Return all the data below as it stands, minus the pictures.

····················

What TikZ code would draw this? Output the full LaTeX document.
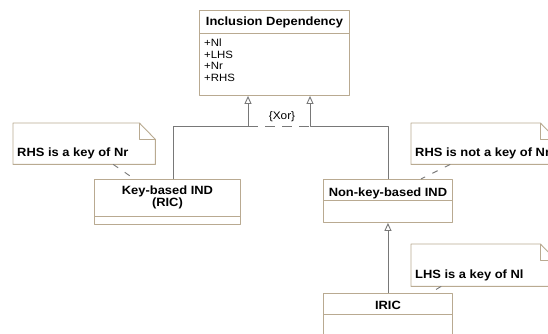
\documentclass[tikz,border=0pt]{standalone}
\usepackage{fontspec}
\setmainfont{Liberation Sans}[FakeStretch=1.08]
\usetikzlibrary{arrows.meta}
\definecolor{boxline}{RGB}{185,170,145}
\definecolor{connline}{RGB}{120,120,120}
\begin{document}
\begin{tikzpicture}[x=1bp, y=-1bp, line join=round,
		cls/.style={draw=boxline, fill=white, line width=0.9bp, inner sep=0pt, anchor=north west},
		hd/.style={font=\fontsize{12}{10}\selectfont\bfseries, align=center, inner sep=0pt},
		attr/.style={font=\fontsize{10.6}{11}\selectfont, anchor=base west, inner sep=0pt},
		notetxt/.style={font=\fontsize{12}{13}\selectfont\bfseries, anchor=base west, inner sep=0pt},
		noteline/.style={draw=boxline, fill=white, line width=0.9bp},
		gen/.style={draw=connline, line width=0.9bp, -{Triangle[open, length=8bp, width=7bp]}},
		link/.style={draw=connline, line width=0.9bp, dash pattern=on 6bp off 8bp}]
	\useasboundingbox (0,0) rectangle (548,333);
	\clip (0,0) rectangle (548,333);
	\fill[white] (0,0) rectangle (548,333);
	% classes
	\node[cls, minimum width=150bp, minimum height=85bp] (incl) at (199,10) {};
	\draw[draw=boxline, line width=0.9bp] (incl.north west) ++(0,23) -- ++(150,0);
	\node[hd, anchor=base] (inclT) at ([shift={(0,15)}]incl.north) {Inclusion Dependency};
	\foreach \a [count=\i] in {Nl,LHS,Nr,RHS}
		\node[attr] (attr\i) at ([shift={(5,25+11.5*\i)}]incl.north west) {+\a};
	\node[cls, minimum width=146bp, minimum height=45bp] (keyb) at (94,179) {};
	\draw[draw=boxline, line width=0.9bp] (keyb.north west) ++(0,37) -- ++(146,0);
	\node[hd] (keybT) at ([shift={(0,18.5)}]keyb.north) {Key-based IND\\(RIC)};
	\node[cls, minimum width=129bp, minimum height=43bp] (nonk) at (323,179) {};
	\draw[draw=boxline, line width=0.9bp] (nonk.north west) ++(0,21) -- ++(129,0);
	\node[hd, anchor=base] (nonkT) at ([shift={(0,17)}]nonk.north) {Non-key-based IND};
	\node[cls, minimum width=129bp, minimum height=60bp] (iric) at (323,293) {};
	\draw[draw=boxline, line width=0.9bp] (iric.north west) ++(0,21) -- ++(129,0);
	\node[hd, anchor=base] (iricT) at ([shift={(0,16.5)}]iric.north) {IRIC};
	% generalizations
	\coordinate (xorL) at (248,126);
	\coordinate (xorR) at (310,126);
	\draw[gen] ([shift={(6,0)}]keyb.north) |- (xorL) -- (xorL |- incl.south);
	\draw[gen] ([shift={(0.5,0)}]nonk.north) |- (xorR) -- (xorR |- incl.south);
	\draw[draw=connline, line width=0.9bp, dash pattern=on 10bp off 7bp] (xorL) -- (xorR)
		node[midway, above=1.5bp, xshift=3bp, font=\fontsize{11}{12}\selectfont, inner sep=2bp] (xor) {\{Xor\}};
	\draw[gen] (iric.north) -- (nonk.south);
	% notes
	\foreach \n/\x/\y/\w/\h/\t in {n1/13/123/142/41/{RHS is a key of Nr},
			n2/411/123/145/41/{RHS is not a key of Nr},
			n3/411/244/145/42/{LHS is a key of Nl}}
	{
		\node[inner sep=0pt, minimum width=\w bp, minimum height=\h bp, anchor=north west] (\n) at (\x,\y) {};
		\path[noteline] (\n.north east) ++(-16,0) -- (\n.north west) -- (\n.south west)
			-- (\n.south east) -- ++(0,-\h+16) -- cycle;
		\draw[boxline, line width=0.9bp] (\n.north east) ++(-16,0) -- ++(0,16) -- ++(16,0);
		\node[notetxt] (\n T) at ([shift={(4,-8)}]\n.south west) {\t};
	}
	\draw[link] ([shift={(29,0)}]n1.south) -- ([shift={(-33,0)}]keyb.north);
	\draw[link] ([shift={(-33.5,0)}]n2.south) -- ([shift={(33,0)}]nonk.north);
	\draw[link] ([shift={(-42.5,0)}]n3.south) -- ([shift={(42,0)}]iric.north);
\end{tikzpicture}
\end{document}
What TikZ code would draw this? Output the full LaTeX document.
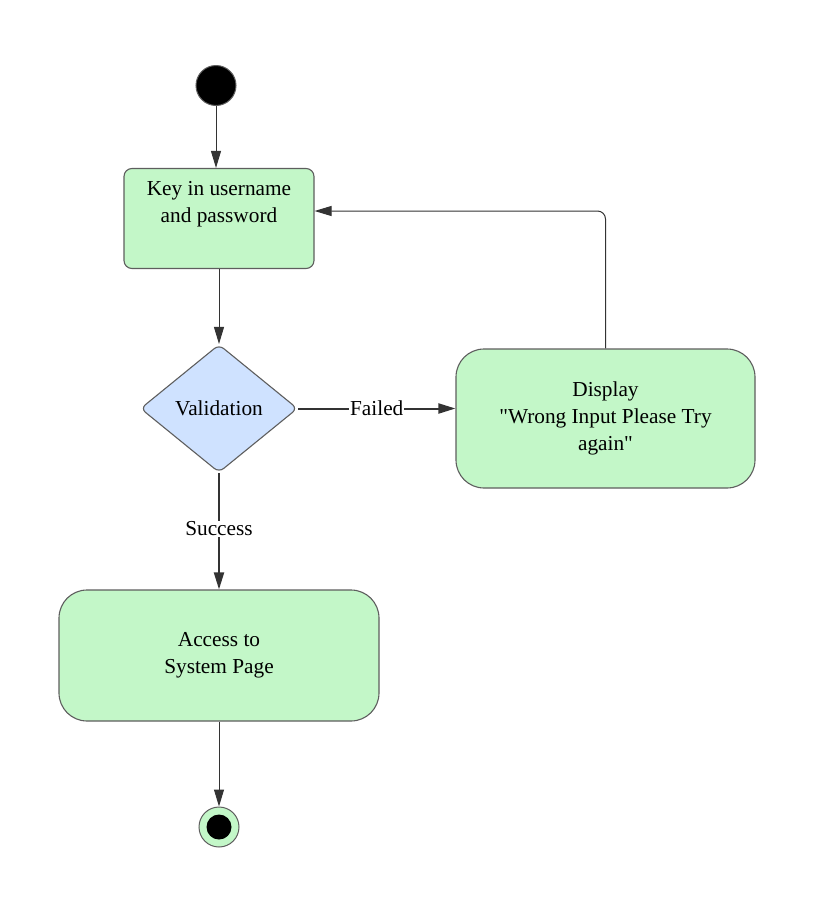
\documentclass[tikz,border=0pt]{standalone}
\usepackage{fontspec}
\setmainfont{Liberation Serif}
\font\qf="Liberation Serif" at 21.3pt
\usetikzlibrary{shapes.geometric,arrows.meta}
\definecolor{actgreen}{HTML}{C3F7C8}
\definecolor{decblue}{HTML}{CFE2FF}
\definecolor{bordergray}{HTML}{5E5E5E}
\definecolor{linegray}{HTML}{333333}
\begin{document}
\begin{tikzpicture}[x=1pt,y=-1pt,
  txt/.style={font=\fontsize{21.3}{27}\selectfont, align=center, inner sep=0},
  act/.style={draw=bordergray, line width=1.1pt, fill=actgreen, inner sep=0},
  conn/.style={draw=linegray, line width=1pt, -{Triangle[length=17pt,width=10pt]}},
  heavy/.style={draw=linegray, line width=2pt, -{Triangle[length=17pt,width=10pt]}},
  lbl/.style={txt, fill=white, inner sep=1pt}
]
\useasboundingbox (0,0) rectangle (837,908);
\node[circle, fill=black, draw=bordergray, line width=1pt, minimum size=40pt, inner sep=0] (start) at (216,85.5) {};
\node[act, rounded corners=8pt, minimum width=190pt, minimum height=100pt] (b1) at (219,218.5) {};
\node[txt] (t1) at (219,204) {Key in username\\and password};
\node[diamond, draw=bordergray, fill=decblue, line width=1.1pt, rounded corners=6pt, minimum width=157pt, minimum height=128pt, txt] (val) at (219,408.5) {Validation};
\node[act, txt, rounded corners=28pt, minimum width=299pt, minimum height=139pt] (b2) at (605.5,418.5) {Display\\{\qf"}Wrong Input Please Try\\again{\qf"}};
\node[act, txt, rounded corners=28pt, minimum width=320pt, minimum height=131pt] (b3) at (219,655.5) {Access to\\System Page};
\node[circle, draw=bordergray, fill=actgreen, line width=1pt, minimum size=40pt, inner sep=0] (end) at (219,827) {};
\node[circle, fill=black, minimum size=25pt, inner sep=0] (endin) at (end) {};
\draw[conn] (start) -- (start.south |- b1.north);
\draw[conn] (b1.south) -- (val.north);
\draw[heavy] (val.east) -- node[lbl] {Failed} (val.east -| b2.west);
\draw[heavy] (val.south) -- node[lbl, pos=0.48] {Success} (b3.north);
\draw[conn, rounded corners=8pt] (b2.north) |- ([yshift=7.5pt]b1.east);
\draw[conn] (b3.south) -- (end.north);
\end{tikzpicture}
\end{document}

····················

# Exercise response
What TikZ code would draw this? Output the full LaTeX document.
\documentclass[tikz,border=0pt]{standalone}
\usepackage{fontspec}
\setmainfont{Liberation Sans}[FakeStretch=1.08]
\usetikzlibrary{arrows.meta}
\definecolor{boxline}{RGB}{185,170,145}
\definecolor{connline}{RGB}{120,120,120}
\begin{document}
\begin{tikzpicture}[x=1bp, y=-1bp, line join=round,
		cls/.style={draw=boxline, fill=white, line width=0.9bp, inner sep=0pt, anchor=north west},
		hd/.style={font=\fontsize{12}{10}\selectfont\bfseries, align=center, inner sep=0pt},
		attr/.style={font=\fontsize{10.6}{11}\selectfont, anchor=base west, inner sep=0pt},
		notetxt/.style={font=\fontsize{12}{13}\selectfont\bfseries, anchor=base west, inner sep=0pt},
		noteline/.style={draw=boxline, fill=white, line width=0.9bp},
		gen/.style={draw=connline, line width=0.9bp, -{Triangle[open, length=8bp, width=7bp]}},
		link/.style={draw=connline, line width=0.9bp, dash pattern=on 6bp off 8bp}]
	\useasboundingbox (0,0) rectangle (548,333);
	\clip (0,0) rectangle (548,333);
	\fill[white] (0,0) rectangle (548,333);
	% classes
	\node[cls, minimum width=150bp, minimum height=85bp] (incl) at (199,10) {};
	\draw[draw=boxline, line width=0.9bp] (incl.north west) ++(0,23) -- ++(150,0);
	\node[hd, anchor=base] (inclT) at ([shift={(0,15)}]incl.north) {Inclusion Dependency};
	\foreach \a [count=\i] in {Nl,LHS,Nr,RHS}
		\node[attr] (attr\i) at ([shift={(5,25+11.5*\i)}]incl.north west) {+\a};
	\node[cls, minimum width=146bp, minimum height=45bp] (keyb) at (94,179) {};
	\draw[draw=boxline, line width=0.9bp] (keyb.north west) ++(0,37) -- ++(146,0);
	\node[hd] (keybT) at ([shift={(0,18.5)}]keyb.north) {Key-based IND\\(RIC)};
	\node[cls, minimum width=129bp, minimum height=43bp] (nonk) at (323,179) {};
	\draw[draw=boxline, line width=0.9bp] (nonk.north west) ++(0,21) -- ++(129,0);
	\node[hd, anchor=base] (nonkT) at ([shift={(0,17)}]nonk.north) {Non-key-based IND};
	\node[cls, minimum width=129bp, minimum height=60bp] (iric) at (323,293) {};
	\draw[draw=boxline, line width=0.9bp] (iric.north west) ++(0,21) -- ++(129,0);
	\node[hd, anchor=base] (iricT) at ([shift={(0,16.5)}]iric.north) {IRIC};
	% generalizations
	\coordinate (xorL) at (248,126);
	\coordinate (xorR) at (310,126);
	\draw[gen] ([shift={(6,0)}]keyb.north) |- (xorL) -- (xorL |- incl.south);
	\draw[gen] ([shift={(0.5,0)}]nonk.north) |- (xorR) -- (xorR |- incl.south);
	\draw[draw=connline, line width=0.9bp, dash pattern=on 10bp off 7bp] (xorL) -- (xorR)
		node[midway, above=1.5bp, xshift=3bp, font=\fontsize{11}{12}\selectfont, inner sep=2bp] (xor) {\{Xor\}};
	\draw[gen] (iric.north) -- (nonk.south);
	% notes
	\foreach \n/\x/\y/\w/\h/\t in {n1/13/123/142/41/{RHS is a key of Nr},
			n2/411/123/145/41/{RHS is not a key of Nr},
			n3/411/244/145/42/{LHS is a key of Nl}}
	{
		\node[inner sep=0pt, minimum width=\w bp, minimum height=\h bp, anchor=north west] (\n) at (\x,\y) {};
		\path[noteline] (\n.north east) ++(-16,0) -- (\n.north west) -- (\n.south west)
			-- (\n.south east) -- ++(0,-\h+16) -- cycle;
		\draw[boxline, line width=0.9bp] (\n.north east) ++(-16,0) -- ++(0,16) -- ++(16,0);
		\node[notetxt] (\n T) at ([shift={(4,-8)}]\n.south west) {\t};
	}
	\draw[link] ([shift={(29,0)}]n1.south) -- ([shift={(-33,0)}]keyb.north);
	\draw[link] ([shift={(-33.5,0)}]n2.south) -- ([shift={(33,0)}]nonk.north);
	\draw[link] ([shift={(-42.5,0)}]n3.south) -- ([shift={(42,0)}]iric.north);
\end{tikzpicture}
\end{document}
What TikZ code would draw this? Output the full LaTeX document.
\documentclass[tikz,border=0pt]{standalone}
\usepackage{fontspec}
\setmainfont{Liberation Serif}
\font\qf="Liberation Serif" at 21.3pt
\usetikzlibrary{shapes.geometric,arrows.meta}
\definecolor{actgreen}{HTML}{C3F7C8}
\definecolor{decblue}{HTML}{CFE2FF}
\definecolor{bordergray}{HTML}{5E5E5E}
\definecolor{linegray}{HTML}{333333}
\begin{document}
\begin{tikzpicture}[x=1pt,y=-1pt,
  txt/.style={font=\fontsize{21.3}{27}\selectfont, align=center, inner sep=0},
  act/.style={draw=bordergray, line width=1.1pt, fill=actgreen, inner sep=0},
  conn/.style={draw=linegray, line width=1pt, -{Triangle[length=17pt,width=10pt]}},
  heavy/.style={draw=linegray, line width=2pt, -{Triangle[length=17pt,width=10pt]}},
  lbl/.style={txt, fill=white, inner sep=1pt}
]
\useasboundingbox (0,0) rectangle (837,908);
\node[circle, fill=black, draw=bordergray, line width=1pt, minimum size=40pt, inner sep=0] (start) at (216,85.5) {};
\node[act, rounded corners=8pt, minimum width=190pt, minimum height=100pt] (b1) at (219,218.5) {};
\node[txt] (t1) at (219,204) {Key in username\\and password};
\node[diamond, draw=bordergray, fill=decblue, line width=1.1pt, rounded corners=6pt, minimum width=157pt, minimum height=128pt, txt] (val) at (219,408.5) {Validation};
\node[act, txt, rounded corners=28pt, minimum width=299pt, minimum height=139pt] (b2) at (605.5,418.5) {Display\\{\qf"}Wrong Input Please Try\\again{\qf"}};
\node[act, txt, rounded corners=28pt, minimum width=320pt, minimum height=131pt] (b3) at (219,655.5) {Access to\\System Page};
\node[circle, draw=bordergray, fill=actgreen, line width=1pt, minimum size=40pt, inner sep=0] (end) at (219,827) {};
\node[circle, fill=black, minimum size=25pt, inner sep=0] (endin) at (end) {};
\draw[conn] (start) -- (start.south |- b1.north);
\draw[conn] (b1.south) -- (val.north);
\draw[heavy] (val.east) -- node[lbl] {Failed} (val.east -| b2.west);
\draw[heavy] (val.south) -- node[lbl, pos=0.48] {Success} (b3.north);
\draw[conn, rounded corners=8pt] (b2.north) |- ([yshift=7.5pt]b1.east);
\draw[conn] (b3.south) -- (end.north);
\end{tikzpicture}
\end{document}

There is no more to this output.